To do » Report the count of lines below in which the string "that" occurs; include nothing else.

Items »

┌──

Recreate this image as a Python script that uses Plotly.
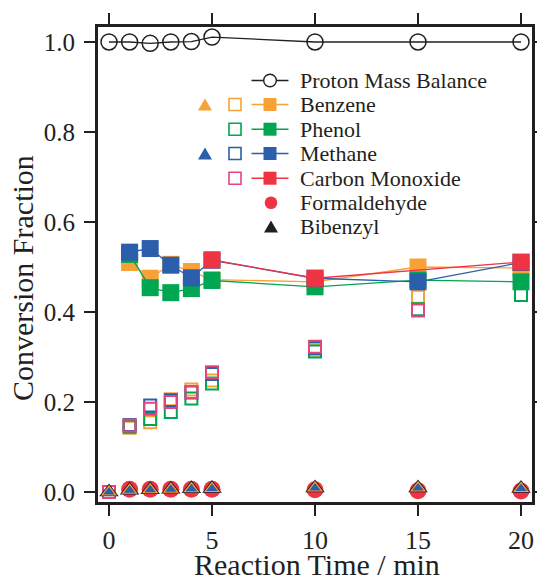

└──
┌──

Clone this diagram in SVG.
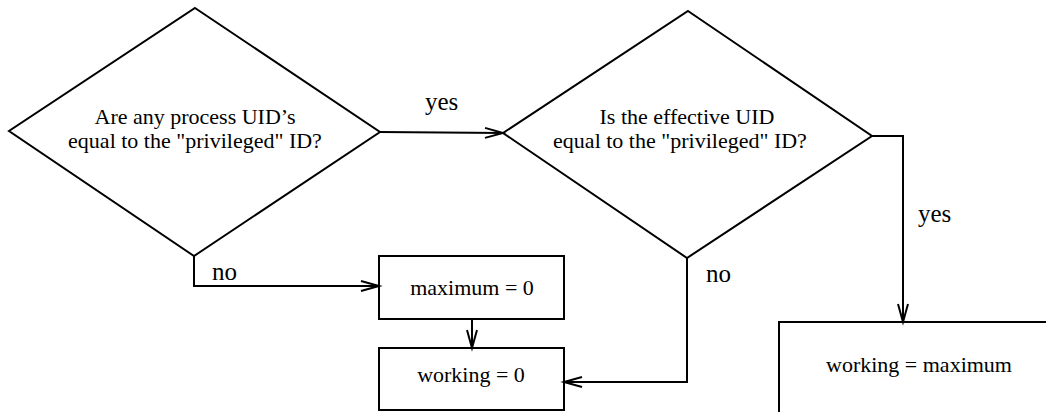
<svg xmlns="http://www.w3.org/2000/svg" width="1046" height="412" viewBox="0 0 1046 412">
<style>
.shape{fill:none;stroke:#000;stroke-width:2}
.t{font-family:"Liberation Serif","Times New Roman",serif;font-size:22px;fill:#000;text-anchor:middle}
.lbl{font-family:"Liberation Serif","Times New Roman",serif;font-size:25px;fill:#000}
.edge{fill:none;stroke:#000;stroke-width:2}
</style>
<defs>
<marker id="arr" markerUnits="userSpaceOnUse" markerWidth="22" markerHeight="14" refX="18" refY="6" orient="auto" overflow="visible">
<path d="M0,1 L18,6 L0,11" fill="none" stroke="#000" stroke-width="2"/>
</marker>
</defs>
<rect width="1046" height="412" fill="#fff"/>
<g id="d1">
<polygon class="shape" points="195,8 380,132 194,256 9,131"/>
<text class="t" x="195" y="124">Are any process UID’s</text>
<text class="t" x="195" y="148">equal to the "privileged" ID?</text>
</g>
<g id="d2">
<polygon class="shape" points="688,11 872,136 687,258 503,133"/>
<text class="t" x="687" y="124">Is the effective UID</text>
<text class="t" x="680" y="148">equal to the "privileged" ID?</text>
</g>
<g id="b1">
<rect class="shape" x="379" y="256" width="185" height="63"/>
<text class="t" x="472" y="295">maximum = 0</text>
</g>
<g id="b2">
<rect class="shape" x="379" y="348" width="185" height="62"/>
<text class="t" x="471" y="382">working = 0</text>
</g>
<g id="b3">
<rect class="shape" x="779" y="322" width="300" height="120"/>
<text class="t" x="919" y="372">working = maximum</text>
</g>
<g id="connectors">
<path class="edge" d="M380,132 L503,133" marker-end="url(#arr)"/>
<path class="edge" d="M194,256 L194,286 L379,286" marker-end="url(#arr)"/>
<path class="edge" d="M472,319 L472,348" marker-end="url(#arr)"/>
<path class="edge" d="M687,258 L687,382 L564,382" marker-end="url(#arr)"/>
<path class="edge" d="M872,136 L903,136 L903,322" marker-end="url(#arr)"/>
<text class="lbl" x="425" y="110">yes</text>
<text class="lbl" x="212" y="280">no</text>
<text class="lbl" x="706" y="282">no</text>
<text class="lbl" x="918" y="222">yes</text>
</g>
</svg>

└──
┌──

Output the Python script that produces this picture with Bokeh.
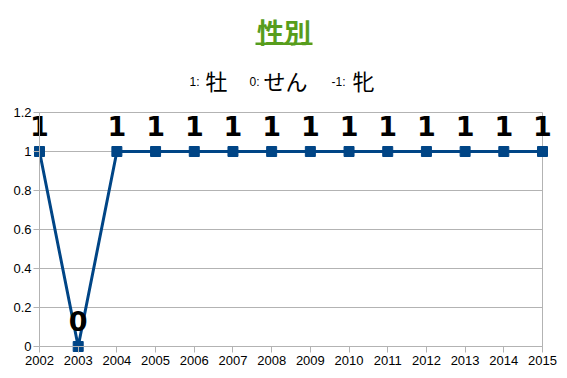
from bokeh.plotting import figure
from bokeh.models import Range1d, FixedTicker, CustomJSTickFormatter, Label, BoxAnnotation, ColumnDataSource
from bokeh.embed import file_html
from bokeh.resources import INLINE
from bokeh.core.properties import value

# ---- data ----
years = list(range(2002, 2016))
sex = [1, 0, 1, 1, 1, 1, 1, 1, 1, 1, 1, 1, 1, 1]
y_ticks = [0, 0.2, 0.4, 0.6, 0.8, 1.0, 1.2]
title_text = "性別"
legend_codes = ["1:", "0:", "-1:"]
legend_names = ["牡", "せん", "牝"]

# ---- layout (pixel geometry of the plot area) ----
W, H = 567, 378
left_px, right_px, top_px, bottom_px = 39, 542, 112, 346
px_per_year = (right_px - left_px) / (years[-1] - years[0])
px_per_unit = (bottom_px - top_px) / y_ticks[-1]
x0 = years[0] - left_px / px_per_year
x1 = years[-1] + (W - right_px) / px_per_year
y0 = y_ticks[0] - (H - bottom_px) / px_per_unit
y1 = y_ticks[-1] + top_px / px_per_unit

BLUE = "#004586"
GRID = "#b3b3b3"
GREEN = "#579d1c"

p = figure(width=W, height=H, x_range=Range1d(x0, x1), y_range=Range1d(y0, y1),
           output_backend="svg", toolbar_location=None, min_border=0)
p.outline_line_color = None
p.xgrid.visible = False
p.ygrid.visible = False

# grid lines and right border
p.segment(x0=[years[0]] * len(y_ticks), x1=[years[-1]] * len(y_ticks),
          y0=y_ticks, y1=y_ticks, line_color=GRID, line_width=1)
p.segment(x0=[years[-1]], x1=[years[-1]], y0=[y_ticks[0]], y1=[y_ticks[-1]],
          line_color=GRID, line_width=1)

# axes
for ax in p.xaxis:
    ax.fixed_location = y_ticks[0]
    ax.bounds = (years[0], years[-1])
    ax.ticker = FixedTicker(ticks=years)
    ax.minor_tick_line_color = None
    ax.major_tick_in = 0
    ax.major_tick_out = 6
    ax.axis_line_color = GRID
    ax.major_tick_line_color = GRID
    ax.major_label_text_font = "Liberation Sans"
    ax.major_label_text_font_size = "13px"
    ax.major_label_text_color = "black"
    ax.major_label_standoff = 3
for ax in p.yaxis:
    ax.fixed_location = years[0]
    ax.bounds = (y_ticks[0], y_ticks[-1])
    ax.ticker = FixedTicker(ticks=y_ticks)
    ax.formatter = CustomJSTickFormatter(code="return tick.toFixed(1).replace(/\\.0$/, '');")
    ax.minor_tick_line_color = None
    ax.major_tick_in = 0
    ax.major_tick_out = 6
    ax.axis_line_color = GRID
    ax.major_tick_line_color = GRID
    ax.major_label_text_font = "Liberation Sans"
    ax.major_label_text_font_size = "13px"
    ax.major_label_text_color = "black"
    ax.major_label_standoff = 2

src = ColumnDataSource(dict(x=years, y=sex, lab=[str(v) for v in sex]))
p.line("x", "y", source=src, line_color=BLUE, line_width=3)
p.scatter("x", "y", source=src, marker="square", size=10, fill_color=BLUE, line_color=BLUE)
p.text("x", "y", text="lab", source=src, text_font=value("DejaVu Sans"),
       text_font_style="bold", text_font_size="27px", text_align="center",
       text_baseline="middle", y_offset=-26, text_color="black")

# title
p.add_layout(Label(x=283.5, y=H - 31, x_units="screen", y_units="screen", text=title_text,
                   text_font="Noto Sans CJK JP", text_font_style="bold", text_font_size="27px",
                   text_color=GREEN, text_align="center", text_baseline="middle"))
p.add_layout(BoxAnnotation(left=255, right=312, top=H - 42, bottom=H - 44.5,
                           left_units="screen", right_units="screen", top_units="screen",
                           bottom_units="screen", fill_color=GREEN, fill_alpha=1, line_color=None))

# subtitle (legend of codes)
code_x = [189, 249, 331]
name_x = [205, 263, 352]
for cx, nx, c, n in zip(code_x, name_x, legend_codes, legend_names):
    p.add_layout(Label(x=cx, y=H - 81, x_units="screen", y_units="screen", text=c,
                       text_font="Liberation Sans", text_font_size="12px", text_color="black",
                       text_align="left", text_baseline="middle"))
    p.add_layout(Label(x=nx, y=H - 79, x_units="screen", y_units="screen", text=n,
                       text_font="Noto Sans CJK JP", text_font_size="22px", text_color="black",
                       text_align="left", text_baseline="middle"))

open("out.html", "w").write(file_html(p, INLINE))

└──

Exercise answer » 2